Stated goal:
Give back exactly the lines from the beginning of the listing below to the line holding "const tickValues = [0, 1, 2, 3, 4, 5, 6];", both ends included; the pictures stay out.

Source excerpt:
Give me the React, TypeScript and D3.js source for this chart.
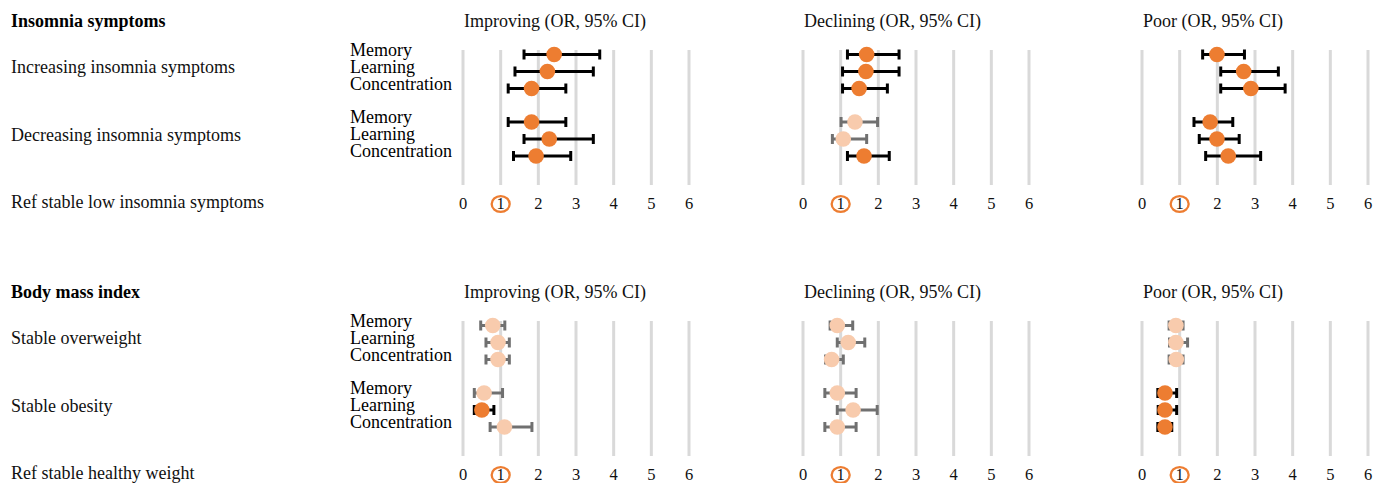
import React from "react";
import * as d3 from "d3";

const panelTitles = ["Improving (OR, 95% CI)", "Declining (OR, 95% CI)", "Poor (OR, 95% CI)"];
const outcomes = ["Memory", "Learning", "Concentration"];
const tickValues = [0, 1, 2, 3, 4, 5, 6];

const insomniaTitle = "Insomnia symptoms";
const insomniaGroups = ["Increasing insomnia symptoms", "Decreasing insomnia symptoms"];
const insomniaRef = "Ref stable low insomnia symptoms";
// [panel][group][outcome]
const insomniaOR = [
  [[2.42, 2.24, 1.82], [1.82, 2.29, 1.94]],
  [[1.69, 1.67, 1.49], [1.38, 1.07, 1.62]],
  [[1.99, 2.70, 2.89], [1.81, 1.99, 2.29]],
];
const insomniaLo = [
  [[1.62, 1.38, 1.20], [1.20, 1.62, 1.34]],
  [[1.18, 1.05, 1.05], [1.01, 0.78, 1.18]],
  [[1.61, 2.09, 2.09], [1.38, 1.52, 1.69]],
];
const insomniaHi = [
  [[3.63, 3.46, 2.73], [2.73, 3.46, 2.86]],
  [[2.55, 2.55, 2.24], [1.98, 1.69, 2.29]],
  [[2.72, 3.62, 3.80], [2.41, 2.58, 3.15]],
];
const insomniaSig = [
  [[true, true, true], [true, true, true]],
  [[true, true, true], [false, false, true]],
  [[true, true, true], [true, true, true]],
];

const bmiTitle = "Body mass index";
const bmiGroups = ["Stable overweight", "Stable obesity"];
const bmiRef = "Ref stable healthy weight";
const bmiOR = [
  [[0.79, 0.93, 0.93], [0.56, 0.50, 1.10]],
  [[0.91, 1.20, 0.76], [0.91, 1.33, 0.91]],
  [[0.90, 0.90, 0.91], [0.61, 0.61, 0.61]],
];
const bmiLo = [
  [[0.47, 0.61, 0.61], [0.30, 0.30, 0.72]],
  [[0.72, 0.91, 0.60], [0.58, 0.91, 0.58]],
  [[0.72, 0.73, 0.72], [0.42, 0.43, 0.42]],
];
const bmiHi = [
  [[1.11, 1.23, 1.23], [1.05, 0.82, 1.83]],
  [[1.32, 1.64, 1.07], [1.41, 1.97, 1.41]],
  [[1.09, 1.21, 1.09], [0.92, 0.92, 0.79]],
];
const bmiSig = [
  [[false, false, false], [false, true, false]],
  [[false, false, false], [false, false, false]],
  [[false, false, false], [true, true, true]],
];

const FONT = "'Liberation Serif', 'Times New Roman', serif";
const ORANGE = "#ED7D31";
const LIGHT = "#F8CBAD";
const GRID = "#D9D9D9";
const GRAYBAR = "#707070";

const panelX0 = [463, 803, 1142];
const panelW = 226;

type BlockProps = {
  top: number;
  title: string;
  groups: string[];
  refLabel: string;
  or: number[][][];
  lo: number[][][];
  hi: number[][][];
  sig: boolean[][][];
};

function Block({ top, title, groups, refLabel, or, lo, hi, sig }: BlockProps) {
  const rowKeys = [...groups, refLabel];
  const yRow = d3.scalePoint<string>().domain(rowKeys).range([top + 71.5, top + 206.5]);
  const ySub = d3.scalePoint<string>().domain(outcomes).range([-17, 17]);
  const gridTop = top + 50;
  const gridBottom = top + 185;
  return (
    <g>
      <text x={11} y={top + 27} fontFamily={FONT} fontSize={18} fontWeight="bold" fill="#000">
        {title}
      </text>
      {rowKeys.map((r) => (
        <text key={r} x={11} y={(yRow(r) as number) + 1.5} fontFamily={FONT} fontSize={18} fill="#111">
          {r}
        </text>
      ))}
      {groups.map((g) =>
        outcomes.map((o) => (
          <text key={g + o} x={350} y={(yRow(g) as number) + (ySub(o) as number) + 1} fontFamily={FONT} fontSize={18} fill="#000">
            {o}
          </text>
        ))
      )}
      {panelTitles.map((pt, pi) => {
        const x = d3.scaleLinear().domain([0, 6]).range([panelX0[pi], panelX0[pi] + panelW]);
        const refY = yRow(refLabel) as number;
        return (
          <g key={pt}>
            <text x={panelX0[pi] + 1} y={top + 27} fontFamily={FONT} fontSize={18} fill="#111">
              {pt}
            </text>
            {tickValues.map((t) => (
              <line key={t} x1={x(t)} x2={x(t)} y1={gridTop} y2={gridBottom} stroke={GRID} strokeWidth={3} />
            ))}
            {tickValues.map((t) => (
              <text key={"l" + t} x={x(t)} y={refY + 2.5} textAnchor="middle" fontFamily={FONT} fontSize={16.5} fill="#111">
                {t}
              </text>
            ))}
            <ellipse cx={x(1)} cy={refY - 2.5} rx={9} ry={7.8} fill="none" stroke={ORANGE} strokeWidth={2.3} />
            {groups.map((g, gi) =>
              outcomes.map((o, oi) => {
                const cy = (yRow(g) as number) + (ySub(o) as number);
                const s = sig[pi][gi][oi];
                const bc = s ? "#000" : GRAYBAR;
                const x1 = x(lo[pi][gi][oi]);
                const x2 = x(hi[pi][gi][oi]);
                return (
                  <g key={g + o}>
                    <line x1={x1} x2={x2} y1={cy} y2={cy} stroke={bc} strokeWidth={3} />
                    <line x1={x1} x2={x1} y1={cy - 5} y2={cy + 5} stroke={bc} strokeWidth={3} />
                    <line x1={x2} x2={x2} y1={cy - 5} y2={cy + 5} stroke={bc} strokeWidth={3} />
                  </g>
                );
              })
            )}
            {groups.map((g, gi) =>
              outcomes.map((o, oi) => {
                const cy = (yRow(g) as number) + (ySub(o) as number);
                const s = sig[pi][gi][oi];
                return <circle key={"c" + g + o} cx={x(or[pi][gi][oi])} cy={cy} r={7.8} fill={s ? ORANGE : LIGHT} />;
              })
            )}
          </g>
        );
      })}
    </g>
  );
}

export default function App() {
  return (
    <svg width={1375} height={483} style={{ position: "absolute", left: 0, top: 0, background: "#fff" }}>
      <Block top={0} title={insomniaTitle} groups={insomniaGroups} refLabel={insomniaRef} or={insomniaOR} lo={insomniaLo} hi={insomniaHi} sig={insomniaSig} />
      <Block top={271} title={bmiTitle} groups={bmiGroups} refLabel={bmiRef} or={bmiOR} lo={bmiLo} hi={bmiHi} sig={bmiSig} />
    </svg>
  );
}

Response to the exercise:
Give me the React, TypeScript and D3.js source for this chart.
import React from "react";
import * as d3 from "d3";

const panelTitles = ["Improving (OR, 95% CI)", "Declining (OR, 95% CI)", "Poor (OR, 95% CI)"];
const outcomes = ["Memory", "Learning", "Concentration"];
const tickValues = [0, 1, 2, 3, 4, 5, 6];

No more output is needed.